▶ _Exercise task_: Only the lines from the start of the data through the line containing "return (H - B - y) / ph" should be written out, exactly as they are, with both ends included and the pictures left out.

▶ _Source data_:
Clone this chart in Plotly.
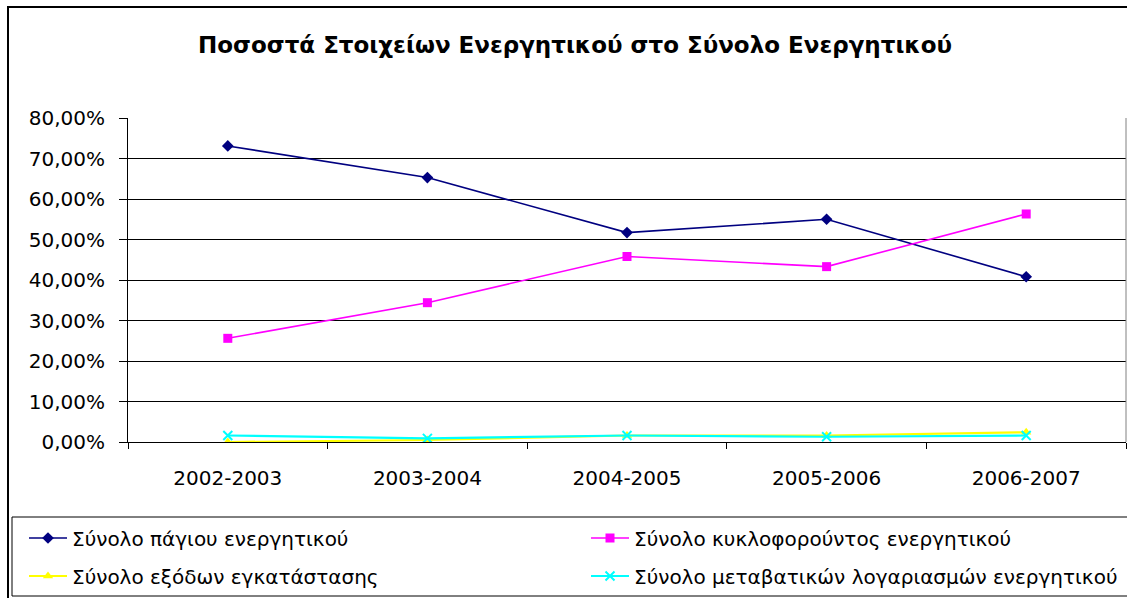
import plotly.graph_objects as go

years = ["2002-2003", "2003-2004", "2004-2005", "2005-2006", "2006-2007"]

pagio = [0.731, 0.653, 0.517, 0.550, 0.408]
kykloforoun = [0.256, 0.344, 0.458, 0.433, 0.563]
exoda = [0.000, 0.005, 0.016, 0.016, 0.024]
metavatikoi = [0.016, 0.009, 0.016, 0.013, 0.016]

series = [
    ("Σύνολο πάγιου ενεργητικού", pagio, "#000080", "diamond", "legend"),
    ("Σύνολο κυκλοφορούντος ενεργητικού", kykloforoun, "#FF00FF", "square", "legend2"),
    ("Σύνολο εξόδων εγκατάστασης", exoda, "#FFFF00", "triangle-up", "legend3"),
    ("Σύνολο μεταβατικών λογαριασμών ενεργητικού", metavatikoi, "#00FFFF", "x-thin-open", "legend4"),
]

W, H = 1127, 598
L, R, T, B = 128, 1, 118, 156
pw = W - L - R
ph = H - T - B


def px(x):
    return (x - L) / pw


def py(y):
    return (H - B - y) / ph


fig = go.Figure()
for name, vals, color, sym, leg in series:
    marker = dict(symbol=sym, size=9, color=color)
    if sym == "x-thin-open":
        marker["line"] = dict(color=color, width=2)
        marker["size"] = 9
    fig.add_trace(
        go.Scatter(
            x=years,
            y=vals,
            name=name,
            mode="lines+markers",
            line=dict(color=color, width=1.6 if sym in ("diamond", "square") else 2.2),
            marker=marker,
            legend=leg,
        )
    )

font = "DejaVu Sans, Arial, sans-serif"


def legend_at(x, y):
    return dict(
        orientation="h",
        xref="container",
        yref="container",
        x=x / W,
        y=1 - y / H,
        xanchor="left",
        yanchor="middle",
        itemwidth=38,
        font=dict(size=20),
        bgcolor="rgba(0,0,0,0)",
    )


fig.update_layout(
    width=W,
    height=H,
    margin=dict(l=L, r=R, t=T, b=B, autoexpand=False),
    paper_bgcolor="white",
    plot_bgcolor="white",
    separators=",.",
    font=dict(family=font, size=20, color="black"),
    title=dict(
        text="<b>Ποσοστά Στοιχείων Ενεργητικού στο Σύνολο Ενεργητικού</b>",
        x=575 / W,
        xanchor="center",
        y=1 - 45 / H,
        yanchor="middle",
        font=dict(size=23, family=font),
    ),
    xaxis=dict(
        type="category",
        showgrid=False,
        showline=True,
        linecolor="black",
        linewidth=1,
        ticks="outside",
        tickson="boundaries",
        ticklen=6,
        tickcolor="black",
        ticklabelstandoff=18,
        tickfont=dict(size=20),
        range=[-0.5, 4.5],
    ),
    yaxis=dict(
        range=[0, 0.8],
        dtick=0.1,
        tickformat=".2%",
        showgrid=True,
        gridcolor="black",
        gridwidth=1,
        showline=True,
        linecolor="black",
        linewidth=1,
        ticks="outside",
        ticklen=8,
        tickcolor="black",
        ticklabelstandoff=10,
        zeroline=False,
        tickfont=dict(size=20),
    ),
    legend=legend_at(24, 538),
    legend2=legend_at(586, 538),
    legend3=legend_at(24, 576),
    legend4=legend_at(586, 576),
    showlegend=True,
)

# chart frame and legend box
fig.add_shape(
    type="rect", xref="paper", yref="paper",
    x0=px(8), x1=px(1140), y0=py(610), y1=py(7),
    line=dict(color="black", width=2), layer="below",
)
fig.add_shape(
    type="rect", xref="paper", yref="paper",
    x0=px(12), x1=px(1140), y0=py(596), y1=py(517),
    line=dict(color="black", width=1), layer="below",
)
# right edge of plot area
fig.add_shape(
    type="line", xref="paper", yref="paper",
    x0=1, x1=1, y0=0, y1=1,
    line=dict(color="#808080", width=1),
)

fig.write_html(
    "out.html",
    config={"displayModeBar": False},
    post_script="document.body.style.margin='0px';",
)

▶ _Reply to the task_:
Clone this chart in Plotly.
import plotly.graph_objects as go

years = ["2002-2003", "2003-2004", "2004-2005", "2005-2006", "2006-2007"]

pagio = [0.731, 0.653, 0.517, 0.550, 0.408]
kykloforoun = [0.256, 0.344, 0.458, 0.433, 0.563]
exoda = [0.000, 0.005, 0.016, 0.016, 0.024]
metavatikoi = [0.016, 0.009, 0.016, 0.013, 0.016]

series = [
    ("Σύνολο πάγιου ενεργητικού", pagio, "#000080", "diamond", "legend"),
    ("Σύνολο κυκλοφορούντος ενεργητικού", kykloforoun, "#FF00FF", "square", "legend2"),
    ("Σύνολο εξόδων εγκατάστασης", exoda, "#FFFF00", "triangle-up", "legend3"),
    ("Σύνολο μεταβατικών λογαριασμών ενεργητικού", metavatikoi, "#00FFFF", "x-thin-open", "legend4"),
]

W, H = 1127, 598
L, R, T, B = 128, 1, 118, 156
pw = W - L - R
ph = H - T - B


def px(x):
    return (x - L) / pw


def py(y):
    return (H - B - y) / ph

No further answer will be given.